Perhaps that is why I have begun to forgive myself for having failed them — because maybe I didn’t fail them after all, anymore than they failed me. They were bright, good kids, beautiful in all they didn’t know and all they wanted. The poverty that limited them could be ugly, but they were not. And while I could be ugly in my frustration and all the arrogant naïveté of youth, I was not such a bad teacher. Not as good as they deserved, but as good a teacher under the circumstances as I could manage. There was nothing wrong with me or wrong with them. We were a classroom, and for a time a sort of family.
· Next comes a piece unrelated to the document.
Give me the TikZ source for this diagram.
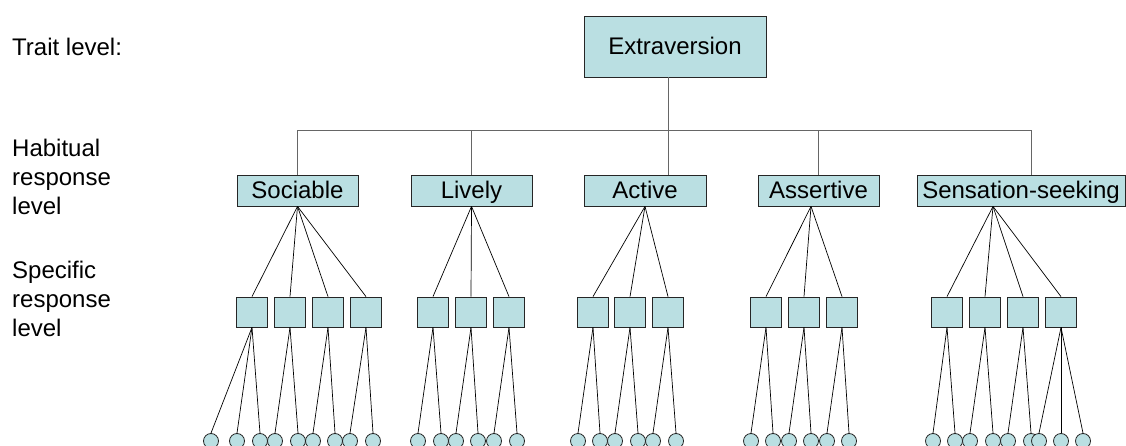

There was so much trauma and trouble and loss along the way that for a decade I couldn’t understand why I kept gazing back, mulling over what was gone; though it finally is simple: I left a part of my heart in the Delta. Since I left, I’ve always held back a little, unwilling to risk everything again the way I did back when I didn’t know you couldn’t change the world through force of will. A part of me will always remain with those kids, and I will always yearn to return to them, to be with them once more and hear the cadence of their voices, see their upturned, eager faces, and have time for just one more chapter read aloud, one more times table and one more lesson, one last chance to be there with them and so be whole again — to be once more, simply and only, Teacher.